EgoAction Dataset is a multi-scene cross-site dataset for first-person video action recognition research through domain adaptation methods. The dataset contains ADL-7 and GTEA_KITCHEN-6 with 5 domains including 6716 action clips. All clips are selected from ADL, GTEA and Kitchen datasets.
The table below compares the settings of our dataset to other related first-person datasets. G_K-6 refers to GTEA_KITCHEN-6.
First-person | Multi-domain | Multi-scene | Cross-site | |
---|---|---|---|---|
ADL [1] | ✓ | ✗ | ✗ | ✗ |
GTEA [2] | ✓ | ✗ | ✗ | ✗ |
KITCHEN [3] | ✓ | ✗ | ✗ | ✗ |
EPIC-97 [4] | ✓ | ✓ | ✗ | ✗ |
EPIC-8 [5] | ✓ | ✓ | ✗ | ✗ |
ADL-7 (ours) | ✓ | ✓ | ✓ | ✗ |
G_K-6 (ours) | ✓ | ✓ | ✗ | ✓ |
The full dataset can be downloaded by running
git clone https://github.com/XianyuanLiu/EgoAction
cd EgoAction
python download_videos.py
You can also download videos directly from the source websites if the code fails to run, i.e. ADL, GTEA, and Kitchen.
We use Denseflow to extract RGB and optical flow frames from videos. You can follow the source instructions to install Denseflow.
We provide pickle files for the whole annotations in the dataset for ease of use. These files require python 3.5+ and pandas 1.0.0+ to read. You can read the annotations by running
>>> import pandas as pd
>>> data = pd.read_pickle('gtea.pkl')
We use the same structure as follows to store ADL, GTEA and Kitchen in our dataset. annotations
stores the annotations of each clip. frames_rgb_flow
stores extracted RGB and optical flow frames. videos
stores the source video.
Take ADL for example:
├─ADL
│ ├─annotations
│ │ └─labels_train_test
│ ├─frames_rgb_flow
│ │ ├─flow
│ │ │ ├─video_name
│ │ │ └─video_name
│ │ └─rgb
│ │ ├─video_name
│ │ └─video_name
│ └─videos
├─GTEA
└─KITCHEN
We create new annotations for all datasets in the following format. We also split the dataset into training and testing sets by the ratio of 8:2 and provide training and testing annotation files individually.
[
"video_name":
"start_frame":
"end_frame":
"action_label":
"verb_label":
"class_number":
]
This implementation is based on early works [1], [2], [3], [4] and [5]. We thank the authors for sharing their datasets.

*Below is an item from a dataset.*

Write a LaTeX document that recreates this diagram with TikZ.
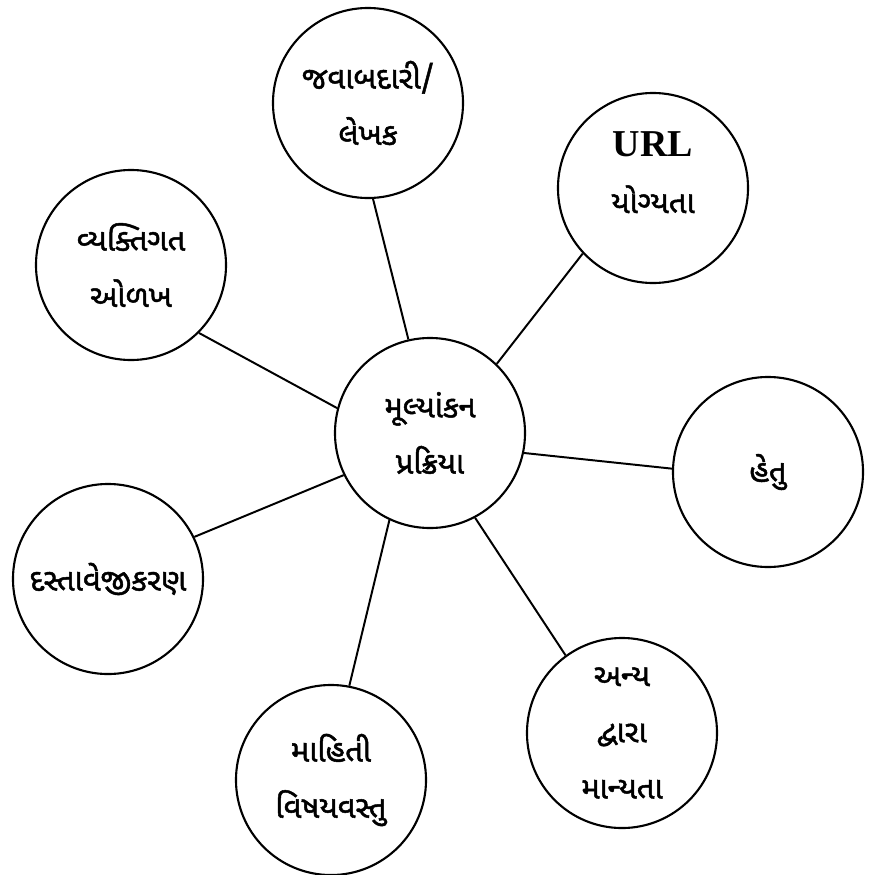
\documentclass[tikz,border=0pt]{standalone}
\usepackage{fontspec}
\newfontfamily\gujfont[Script=Gujarati, FakeBold=1.6]{Noto Sans Gujarati UI}
\newfontfamily\urlfont{Liberation Serif}
\begin{document}
\begin{tikzpicture}[x=0.025cm, y=-0.025cm,
    bubble/.style={circle, draw, line width=1.5pt, minimum size=4.75cm, inner sep=0pt, align=center,
        font=\gujfont\fontsize{22}{40}\selectfont},
    link/.style={line width=1.4pt}]

    \useasboundingbox (0,0) rectangle (869,875);

    % Define the centre of the star
    \node[bubble] (eval) at (430,433) {મૂલ્યાંકન\\પ્રક્રિયા};

    % Define the outer circles
    \node[bubble] (resp) at (368,103) {જવાબદારી/\\લેખક};
    \node[bubble] (url) at (653,188) {{\urlfont\bfseries\fontsize{27}{30}\selectfont URL}\\યોગ્યતા\\[-30pt]\strut};
    \node[bubble] (ident) at (131,265) {વ્યક્તિગત\\ઓળખ};
    \node[bubble] (purpose) at (768,472) {હેતુ};
    \node[bubble] (docu) at (108,579) {દસ્તાવેજીકરણ};
    \node[bubble] (info) at (331,780) {માહિતી\\વિષયવસ્તુ};
    \node[bubble] (others) at (622,733) {અન્ય\\દ્વારા\\માન્યતા};

    % Draw the spokes
    \draw[link] (eval.103.6) -- (resp.273);
    \draw[link] (eval.46.3) -- (url.223.7);
    \draw[link] (eval.165) -- (ident.315.8);
    \draw[link] (eval.348.7) -- (purpose.178);
    \draw[link] (eval.206.3) -- (docu.26.7);
    \draw[link] (eval.245.3) -- (info.79);
    \draw[link] (eval.298) -- (others.126.4);

\end{tikzpicture}
\end{document}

[1] H. Pirsiavash and D. Ramanan, “Detecting activities of daily living in first-person camera views,” in Proceedings of the IEEE Conference on Computer Vision and Pattern Recognition (CVPR), 2012.
[2] A. Fathi, X. Ren, and J. M. Rehg, “Learning to recognize objects in egocentric activities,” in Proceedings of the IEEE Conference on Computer Vision and Pattern Recognition (CVPR), 2011.

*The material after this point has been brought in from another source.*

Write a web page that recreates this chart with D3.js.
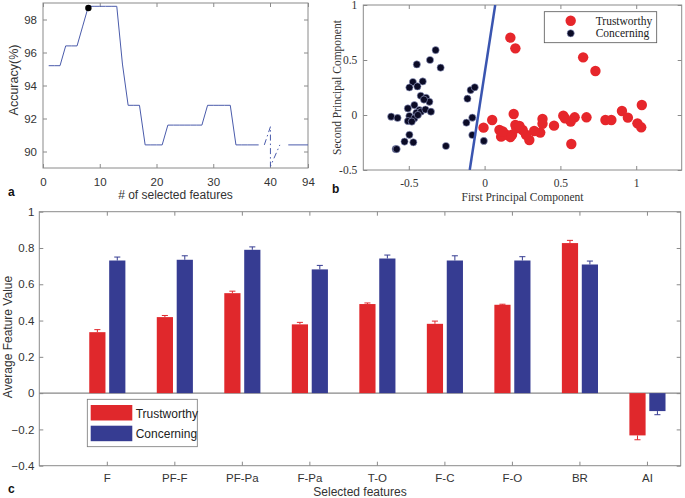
<!DOCTYPE html>
<html><head><meta charset="utf-8">
<script src="https://cdn.jsdelivr.net/npm/d3@7"></script>
<style>body{margin:0;background:#fff}svg{display:block}</style>
</head><body><svg id="chart" width="685" height="498"></svg>
<script>
// ---------- Panel a data ----------
const accFeatures = [1,2,3,4,5,6,7,8,9,10,11,12,13,14,15,16,17,18,19,20,21,22,23,24,25,26,27,28,29,30,31,32,33,34,35,36,37,38];
const accValues = [95.2,95.2,95.2,96.4,96.4,96.4,97.6,98.8,98.8,98.8,98.8,98.8,98.8,95.3,92.8,92.8,92.8,90.4,90.4,90.4,90.4,91.6,91.6,91.6,91.6,91.6,91.6,91.6,92.8,92.8,92.8,92.8,92.8,90.4,90.4,90.4,90.4,90.4];
const breakFeatures = [39,40.6,40.6,54];
const breakValues = [90.4,91.5,89.1,90.4];
const tailFeatures = [66,94];
const tailValues = [90.4,90.4];
const bestFeature = [8];
const bestAccuracy = [98.7];
const accXTicks = [0,10,20,30,40,94];
const accYTicks = [90,92,94,96,98];

// ---------- Panel b data ----------
const trustPC1 = [0.17,0.203,0.65,0.731,1.037,0.906,0.945,1.008,1.033,0.797,0.836,0.672,0.594,0.568,0.519,0.53,0.572,0.458,0.382,0.382,0.367,0.327,0.295,0.273,0.251,0.192,0.203,0.181,0.17,0.142,0.109,0.098,0.05,-0.007,0.12,0.21,0.23];
const trustPC2 = [0.703,0.606,0.524,0.40,0.091,0.036,-0.024,-0.076,-0.112,-0.045,-0.045,-0.021,-0.021,-0.06,-0.006,-0.03,-0.264,-0.097,-0.036,-0.08,-0.16,-0.145,-0.227,-0.18,-0.136,0.009,-0.09,-0.18,-0.2,-0.18,-0.197,-0.136,-0.045,-0.115,-0.15,-0.12,-0.1];
const concPC1 = [-0.323,-0.36,-0.447,-0.29,-0.473,-0.408,-0.496,-0.443,-0.421,-0.386,-0.364,-0.40,-0.463,-0.506,-0.43,-0.45,-0.42,-0.39,-0.354,-0.616,-0.574,-0.496,-0.506,-0.463,-0.48,-0.44,-0.496,-0.528,-0.47,-0.587,-0.58,-0.255,-0.113,-0.092,-0.065,-0.12,-0.081,-0.081,-0.005];
const concPC2 = [0.59,0.50,0.46,0.43,0.30,0.305,0.25,0.26,0.175,0.157,0.12,0.14,0.09,0.06,0.045,0.02,0.03,0.05,0.03,-0.015,-0.027,-0.009,-0.055,-0.03,-0.06,0.0,-0.18,-0.242,-0.248,-0.309,-0.31,-0.282,0.148,0.227,0.252,-0.07,-0.024,-0.182,-0.236];
const boundaryPC1 = [-0.098,0.07];
const boundaryPC2 = [-0.5,1];
const pcXTicks = [-0.5,0,0.5,1];
const pcYTicks = [-0.5,0,0.5,1];

// ---------- Panel c data ----------
const categories = ["F","PF-F","PF-Pa","F-Pa","T-O","F-C","F-O","BR","AI"];
const trustMean = [0.336,0.419,0.551,0.379,0.491,0.382,0.487,0.827,-0.233];
const trustErr = [0.014,0.009,0.011,0.011,0.006,0.015,0.003,0.015,0.024];
const concMean = [0.731,0.735,0.79,0.682,0.742,0.731,0.731,0.709,-0.099];
const concErr = [0.019,0.022,0.016,0.022,0.019,0.026,0.021,0.019,0.02];
const featYTicks = [-0.4,-0.2,0,0.2,0.4,0.6,0.8,1];
const seriesNames = ["Trustworthy","Concerning"];

const RED = "#e0282c", BLUE = "#363c92", FRAME = "#8a8a8a", TXT = "#333";
const SANS = "'Liberation Sans', Arial, sans-serif";
const SERIF = "'Liberation Serif', 'Times New Roman', serif";

const svg = d3.select("#chart");
svg.append("rect").attr("width",685).attr("height",498).attr("fill","#fff");

function frame(g, x, y, xt, yt, o) {
  const xr = x.range(), yr = y.range();
  const X0 = xr[0], X1 = xr[xr.length-1], Y0 = yr[0], Y1 = yr[yr.length-1];
  const ts = o.tick || 4;
  const fx = o.fmtX || (d => d), fy = o.fmtY || (d => d);
  const b = g.append("g").attr("transform",`translate(0,${Y0})`)
    .call(d3.axisBottom(x).tickValues(xt).tickSize(-ts).tickPadding(o.padX).tickFormat(fx));
  const t = g.append("g").attr("transform",`translate(0,${Y1})`)
    .call(d3.axisTop(x).tickValues(xt).tickSize(-ts).tickFormat(""));
  const l = g.append("g").attr("transform",`translate(${X0},0)`)
    .call(d3.axisLeft(y).tickValues(yt).tickSize(-ts).tickPadding(o.padY).tickFormat(fy));
  const r = g.append("g").attr("transform",`translate(${X1},0)`)
    .call(d3.axisRight(y).tickValues(yt).tickSize(-ts).tickFormat(""));
  [b,t,l,r].forEach(a => {
    a.select(".domain").remove();
    a.selectAll(".tick line").attr("stroke",FRAME);
    a.selectAll("text").attr("fill",TXT).style("font-family",o.font).style("font-size",o.size+"px");
  });
  [t,r].forEach(a => a.selectAll("text").remove());
  g.append("rect").attr("x",X0).attr("y",Y1).attr("width",X1-X0).attr("height",Y0-Y1)
    .attr("fill","none").attr("stroke",FRAME).attr("stroke-width",1);
}

// ================= Panel a =================
const ga = svg.append("g");
const xa = d3.scaleLinear().domain([0,40,94]).range([43,270,308]);
const ya = d3.scaleLinear().domain([89,99]).range([168,3]);
frame(ga, xa, ya, accXTicks, accYTicks, {padX:9.5, padY:6, font:SANS, size:11.5});
const lineA = d3.line().x(d => xa(d[0])).y(d => ya(d[1]));
ga.append("path").datum(accFeatures.map((f,i)=>[f,accValues[i]]))
  .attr("d",lineA).attr("fill","none").attr("stroke","#4a5bab").attr("stroke-width",1);
ga.append("path").datum(breakFeatures.map((f,i)=>[f,breakValues[i]]))
  .attr("d",lineA).attr("fill","none").attr("stroke","#4a5bab").attr("stroke-width",1)
  .attr("stroke-dasharray","6,3,1.5,3");
ga.append("path").datum(tailFeatures.map((f,i)=>[f,tailValues[i]]))
  .attr("d",lineA).attr("fill","none").attr("stroke","#4a5bab").attr("stroke-width",1);
ga.selectAll("circle.best").data(bestFeature.map((f,i)=>[f,bestAccuracy[i]])).enter()
  .append("circle").attr("cx",d=>xa(d[0])).attr("cy",d=>ya(d[1])).attr("r",3.2).attr("fill","#000");
ga.append("text").attr("x",175.5).attr("y",199).attr("text-anchor","middle")
  .style("font-family",SANS).style("font-size","12px").attr("fill",TXT).text("# of selected features");
ga.append("text").attr("transform","translate(18,80) rotate(-90)").attr("text-anchor","middle")
  .style("font-family",SANS).style("font-size","12.5px").attr("fill",TXT).text("Accuracy(%)");
ga.append("text").attr("x",8).attr("y",196).style("font-family",SANS).style("font-size","12px")
  .style("font-weight","bold").attr("fill","#111").text("a");

// ================= Panel b =================
const gb = svg.append("g");
const xb = d3.scaleLinear().domain([-0.8,1.3]).range([363.3,681.7]);
const yb = d3.scaleLinear().domain([-0.5,1]).range([170,5]);
frame(gb, xb, yb, pcXTicks, pcYTicks, {padX:8.5, padY:6, font:SERIF, size:11.5});
gb.append("defs").append("clipPath").attr("id","clipb").append("rect")
  .attr("x",363.3).attr("y",5).attr("width",318.4).attr("height",165);
const pb = gb.append("g").attr("clip-path","url(#clipb)");
pb.selectAll("circle.t").data(trustPC1.map((v,i)=>[v,trustPC2[i]])).enter().append("circle")
  .attr("cx",d=>xb(d[0])).attr("cy",d=>yb(d[1])).attr("r",5.2).attr("fill","#e6262b");
pb.selectAll("circle.c").data(concPC1.map((v,i)=>[v,concPC2[i]])).enter().append("circle")
  .attr("cx",d=>xb(d[0])).attr("cy",d=>yb(d[1])).attr("r",3.6).attr("fill","#0b0b26")
  .attr("stroke","#9aa2cc").attr("stroke-width",0.6);
pb.append("line").attr("x1",xb(boundaryPC1[0])).attr("y1",yb(boundaryPC2[0]))
  .attr("x2",xb(boundaryPC1[1])).attr("y2",yb(boundaryPC2[1]))
  .attr("stroke","#3a55b0").attr("stroke-width",2.5);
// legend
gb.append("rect").attr("x",544.3).attr("y",11.7).attr("width",112.4).attr("height",31)
  .attr("fill","#fff").attr("stroke","#555").attr("stroke-width",0.8);
gb.append("circle").attr("cx",570.7).attr("cy",20.7).attr("r",5.2).attr("fill","#e6262b");
gb.append("circle").attr("cx",570.7).attr("cy",33.3).attr("r",3.6).attr("fill","#0b0b26")
  .attr("stroke","#9aa2cc").attr("stroke-width",0.6);
gb.selectAll("text.leg").data(seriesNames).enter().append("text")
  .attr("x",595.7).attr("y",(d,i)=>24.7+i*12.6)
  .style("font-family",SERIF).style("font-size","11.5px").attr("fill","#222").text(d=>d);
gb.append("text").attr("x",522.5).attr("y",200.5).attr("text-anchor","middle")
  .style("font-family",SERIF).style("font-size","11.5px").attr("fill",TXT).text("First Principal Component");
gb.append("text").attr("transform","translate(341,87.5) rotate(-90)").attr("text-anchor","middle")
  .style("font-family",SERIF).style("font-size","11.5px").attr("fill",TXT).text("Second Principal Component");
gb.append("text").attr("x",332).attr("y",193).style("font-family",SANS).style("font-size","12px")
  .style("font-weight","bold").attr("fill","#111").text("b");

// ================= Panel c =================
const gc = svg.append("g");
const xc = d3.scaleLinear().domain([0,9.5]).range([39.3,680.7]);
const yc = d3.scaleLinear().domain([-0.4,1]).range([465.7,211.7]);
const catPos = categories.map((c,i)=>i+1);
frame(gc, xc, yc, catPos, featYTicks, {padX:8.5, padY:5, font:SANS, size:11.5,
  fmtX: d => categories[d-1], fmtY: d => d3.format("")(+d.toFixed(1))});
gc.append("line").attr("x1",xc(0)).attr("x2",xc(9.5)).attr("y1",yc(0)).attr("y2",yc(0))
  .attr("stroke","#888").attr("stroke-width",1.2);
const series = [
  {mean:trustMean, err:trustErr, color:RED, lo:-0.26, hi:-0.02},
  {mean:concMean, err:concErr, color:BLUE, lo:0.035, hi:0.275}
];
series.forEach(s => {
  const data = categories.map((c,i)=>({p:i+1, v:s.mean[i], e:s.err[i]}));
  gc.selectAll(null).data(data).enter().append("rect")
    .attr("x",d=>xc(d.p+s.lo)).attr("width",d=>xc(d.p+s.hi)-xc(d.p+s.lo))
    .attr("y",d=>yc(Math.max(0,d.v))).attr("height",d=>Math.abs(yc(d.v)-yc(0)))
    .attr("fill",s.color);
  const mid = (s.lo+s.hi)/2;
  const eb = gc.selectAll(null).data(data).enter().append("g");
  eb.append("line").attr("x1",d=>xc(d.p+mid)).attr("x2",d=>xc(d.p+mid))
    .attr("y1",d=>yc(d.v)).attr("y2",d=>yc(d.v + Math.sign(d.v)*d.e))
    .attr("stroke",s.color).attr("stroke-width",1);
  eb.append("line").attr("x1",d=>xc(d.p+mid-0.045)).attr("x2",d=>xc(d.p+mid+0.045))
    .attr("y1",d=>yc(d.v + Math.sign(d.v)*d.e)).attr("y2",d=>yc(d.v + Math.sign(d.v)*d.e))
    .attr("stroke",s.color).attr("stroke-width",1);
});
// legend
gc.append("rect").attr("x",87.3).attr("y",399.3).attr("width",110).attr("height",47.4)
  .attr("fill","#fff").attr("stroke","#777").attr("stroke-width",0.8);
gc.selectAll("rect.sw").data(seriesNames).enter().append("rect")
  .attr("x",90.7).attr("y",(d,i)=>405+i*20.7).attr("width",41.6).attr("height",15.5)
  .attr("fill",(d,i)=>i===0?RED:BLUE);
gc.selectAll("text.lg").data(seriesNames).enter().append("text")
  .attr("x",135.7).attr("y",(d,i)=>417.5+i*20.7)
  .style("font-family",SANS).style("font-size","12px").attr("fill","#222").text(d=>d);
gc.append("text").attr("x",360).attr("y",496).attr("text-anchor","middle")
  .style("font-family",SANS).style("font-size","12px").attr("fill",TXT).text("Selected features");
gc.append("text").attr("transform","translate(12,337) rotate(-90)").attr("text-anchor","middle")
  .style("font-family",SANS).style("font-size","12px").attr("fill",TXT).text("Average Feature Value");
gc.append("text").attr("x",8).attr("y",493).style("font-family",SANS).style("font-size","12px")
  .style("font-weight","bold").attr("fill","#111").text("c");
</script></body></html>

[3] F. de la Torre, J. K. Hodgins, J. Montano, and S. Valcarcel, “Detailed human data acquisition of kitchen activities: the CMU-multimodal activity database (CMU-MMAC),” in Proceedings of the ACM SIGCHI Conference on Human Factors in Computing Systems (CHI) Workshop, 2009.
[4] D. Damen, H. Doughty, G. M. Farinella, A. Furnari, E. Kazakos, J. Ma, D. Moltisanti, J. Munro, T. Perrett, W. Price et al., “Rescaling egocentric vision: Collection, pipeline and challenges for EPIC-KITCHENS-100,” International Journal of Computer Vision (IJCV), 2022.
[5] J. Munro and D. Damen, “Multi-modal domain adaptation for fine-grained action recognition,” in Proceedings of the IEEE Conference on Computer Vision and Pattern Recognition (CVPR), 2020.